▶ AIM:
Write each line of the material exactly as given, from the top through the line that contains "plt.rcParams['font.family'] = ['Liberation", and omit all pictures.

▶ DATA PROVIDED:

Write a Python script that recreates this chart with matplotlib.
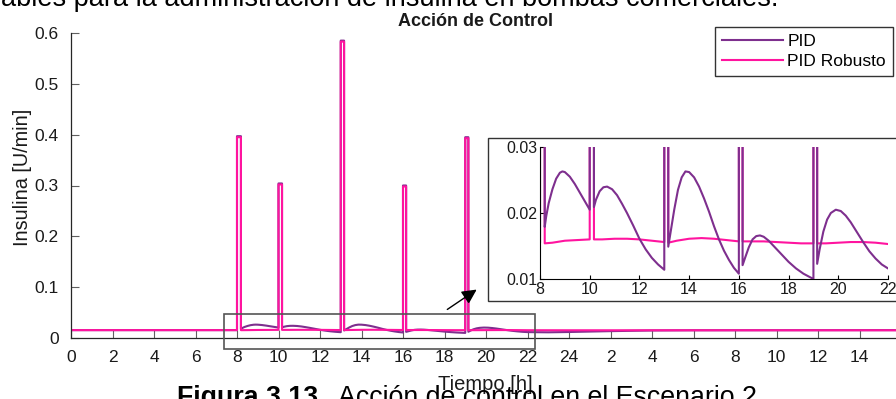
import matplotlib
matplotlib.use("Agg")
import matplotlib.pyplot as plt
from matplotlib.patches import Rectangle, FancyArrowPatch
from matplotlib.ticker import FormatStrFormatter

plt.rcParams['font.family'] = ['Liberation Sans', 'DejaVu Sans']

# Control action, PID controller (time in hours, insulin in U/min)
t_pid = [0.0, 8.0, 8.0, 8.19, 8.19, 8.25, 8.35, 8.5, 8.65, 8.8, 8.9, 9.0, 9.2, 9.4, 9.6, 9.8, 10.0,
         10.0, 10.17, 10.17, 10.25, 10.4, 10.55, 10.7, 10.9, 11.1, 11.3, 11.5, 11.75, 12.0,
         12.25, 12.5, 12.75, 13.0,
         13.0, 13.16, 13.16, 13.25, 13.4, 13.55, 13.7, 13.85, 14.0, 14.2, 14.4, 14.6, 14.8,
         15.0, 15.2, 15.4, 15.6, 15.8, 16.0,
         16.0, 16.15, 16.15, 16.25, 16.4, 16.55, 16.7, 16.85, 17.0, 17.2, 17.4, 17.7, 18.0,
         18.3, 18.6, 19.0,
         19.0, 19.15, 19.15, 19.25, 19.4, 19.55, 19.7, 19.9, 20.1, 20.3, 20.5, 20.75, 21.0,
         21.25, 21.5, 21.75, 22.0,
         23.0, 24.0, 26.0, 28.0, 30.0, 40.0]
u_pid = [0.0155, 0.0155, 0.397, 0.397, 0.0179, 0.0195, 0.0215, 0.0236, 0.0252, 0.0261, 0.0263,
         0.0262, 0.0255, 0.0244, 0.0231, 0.0218, 0.0205,
         0.304, 0.304, 0.0209, 0.0220, 0.0233, 0.0239, 0.0240, 0.0236, 0.0227, 0.0214, 0.0200,
         0.0181, 0.0161, 0.0145, 0.0132, 0.0122, 0.0114,
         0.585, 0.585, 0.0149, 0.0170, 0.0205, 0.0235, 0.0254, 0.0263, 0.0262, 0.0254, 0.0240,
         0.0222, 0.0202, 0.0180, 0.0160, 0.0143, 0.0129, 0.0117, 0.0108,
         0.300, 0.300, 0.0121, 0.0132, 0.0148, 0.0160, 0.0165, 0.0166, 0.0164, 0.0158, 0.0150,
         0.0138, 0.0126, 0.0116, 0.0108, 0.0100,
         0.395, 0.395, 0.0123, 0.0145, 0.0172, 0.0190, 0.0200, 0.0205, 0.0203, 0.0196, 0.0186,
         0.0171, 0.0156, 0.0142, 0.0131, 0.0122, 0.0116,
         0.0112, 0.0118, 0.0135, 0.0148, 0.0152, 0.0155]

# Control action, robust PID controller
t_rob = [0.0, 8.0, 8.0, 8.19, 8.19, 8.5, 9.0, 9.5, 10.0,
         10.0, 10.17, 10.17, 10.5, 11.0, 11.5, 12.0, 12.5, 13.0,
         13.0, 13.16, 13.16, 13.5, 14.0, 14.5, 15.0, 15.5, 16.0,
         16.0, 16.15, 16.15, 16.5, 17.0, 17.5, 18.0, 18.5, 19.0,
         19.0, 19.15, 19.15, 19.5, 20.0, 20.5, 21.0, 21.5, 22.0,
         24.0, 40.0]
u_rob = [0.0155, 0.0155, 0.395, 0.395, 0.0154, 0.0155, 0.0158, 0.0159, 0.0160,
         0.302, 0.302, 0.0160, 0.0160, 0.0161, 0.0161, 0.0160, 0.0158, 0.0156,
         0.583, 0.583, 0.0155, 0.0158, 0.0161, 0.0162, 0.0161, 0.0159, 0.0157,
         0.298, 0.298, 0.0157, 0.0157, 0.0157, 0.0156, 0.0155, 0.0154, 0.0154,
         0.393, 0.393, 0.0154, 0.0154, 0.0155, 0.0156, 0.0156, 0.0155, 0.0153,
         0.0152, 0.0152]

x_ticks = list(range(0, 40, 2))
x_tick_labels = ['0', '2', '4', '6', '8', '10', '12', '14', '16', '18', '20', '22', '24',
                 '2', '4', '6', '8', '10', '12', '14']
y_ticks = [0, 0.1, 0.2, 0.3, 0.4, 0.5, 0.6]
inset_x_ticks = [8, 10, 12, 14, 16, 18, 20, 22]
inset_y_ticks = [0.01, 0.02, 0.03]

C_PID = '#7e2f8e'
C_ROB = '#ff149f'
TXT = '#1a1a1a'

W, H = 896, 399
fig = plt.figure(figsize=(W / 100, H / 100), dpi=100)


def fx(px):
    return px / W


def fy(py):
    return 1 - py / H


# Main axes
ax = fig.add_axes([fx(71), fy(338), fx(830), (338 - 33) / H])
ax.plot(t_pid, u_pid, color=C_PID, lw=1.5, label='PID')
ax.plot(t_rob, u_rob, color=C_ROB, lw=1.5, label='PID Robusto')
ax.set_xlim(0, 40)
ax.set_ylim(0, 0.6)
ax.set_xticks(x_ticks)
ax.set_xticklabels(x_tick_labels)
ax.set_yticks(y_ticks)
ax.yaxis.set_major_formatter(FormatStrFormatter('%g'))
for s in ('top', 'right'):
    ax.spines[s].set_visible(False)
for s in ('left', 'bottom'):
    ax.spines[s].set_color('#262626')
    ax.spines[s].set_linewidth(0.9)
ax.tick_params(direction='in', length=5.5, width=0.8, color='#606060',
               labelsize=12.5, labelcolor=TXT, pad=9)

# Zoomed region marker
ax.add_patch(Rectangle((7.36, -0.0216), 15.0, 0.0688, fill=False,
                       edgecolor='#555555', lw=1.2, clip_on=False, zorder=3))

# Legend
ax.legend(loc='upper right', bbox_to_anchor=(fx(893), fy(27)),
          bbox_transform=fig.transFigure, borderaxespad=0, fontsize=12.5,
          frameon=True, fancybox=False, framealpha=1, edgecolor='#333333',
          handlelength=3.5, handletextpad=0.25, labelspacing=0.3, borderpad=0.4)

# Titles and labels
fig.text(fx(475), fy(26), 'Acción de Control', ha='center', va='baseline',
         fontsize=13, fontweight='bold', color=TXT)
fig.text(fx(22), fy(177), 'Insulina [U/min]', ha='center', va='center',
         rotation=90, fontsize=14.3, color=TXT)
fig.text(fx(485), fy(390), 'Tiempo [h]', ha='center', va='baseline',
         fontsize=14.5, color=TXT)

# Surrounding document text
fig.text(fx(1), fy(6), 'ables para la administración de insulina en bombas comerciales.',
         ha='left', va='baseline', fontsize=19.5, color='black')
fig.text(fx(177), fy(405), 'Figura 3.13.', ha='left', va='baseline',
         fontsize=19.3, fontweight='bold', color='black')
fig.text(fx(338), fy(405), 'Acción de control en el Escenario 2', ha='left',
         va='baseline', fontsize=19.3, color='black')

# Frame behind the inset
fig.add_artist(Rectangle((fx(488), fy(301)), fx(420), (301 - 138) / H,
                         transform=fig.transFigure, facecolor='white',
                         edgecolor='#333333', lw=1.0, zorder=1))

# Arrow pointing from the marked region to the inset
fig.add_artist(FancyArrowPatch((fx(445), fy(311)), (fx(479), fy(288)),
                               transform=fig.transFigure, arrowstyle='-|>',
                               mutation_scale=22, color='black', lw=1.0, zorder=2))

# Inset axes
axi = fig.add_axes([fx(540), fy(279), fx(888 - 540), (279 - 147) / H], zorder=3)
axi.plot(t_rob, u_rob, color=C_ROB, lw=1.5)
axi.plot(t_pid, u_pid, color=C_PID, lw=1.5)
axi.set_xlim(8, 22)
axi.set_ylim(0.01, 0.03)
axi.set_xticks(inset_x_ticks)
axi.set_yticks(inset_y_ticks)
axi.yaxis.set_major_formatter(FormatStrFormatter('%g'))
for s in ('top', 'right'):
    axi.spines[s].set_visible(False)
axi.patch.set_alpha(0)
axi.tick_params(direction='in', length=3, width=0.8, labelsize=11.5,
                labelcolor=TXT, pad=2)

fig.savefig('out.png', dpi=100)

▶ EXERCISE RESULT:
Write a Python script that recreates this chart with matplotlib.
import matplotlib
matplotlib.use("Agg")
import matplotlib.pyplot as plt
from matplotlib.patches import Rectangle, FancyArrowPatch
from matplotlib.ticker import FormatStrFormatter

plt.rcParams['font.family'] = ['Liberation Sans', 'DejaVu Sans']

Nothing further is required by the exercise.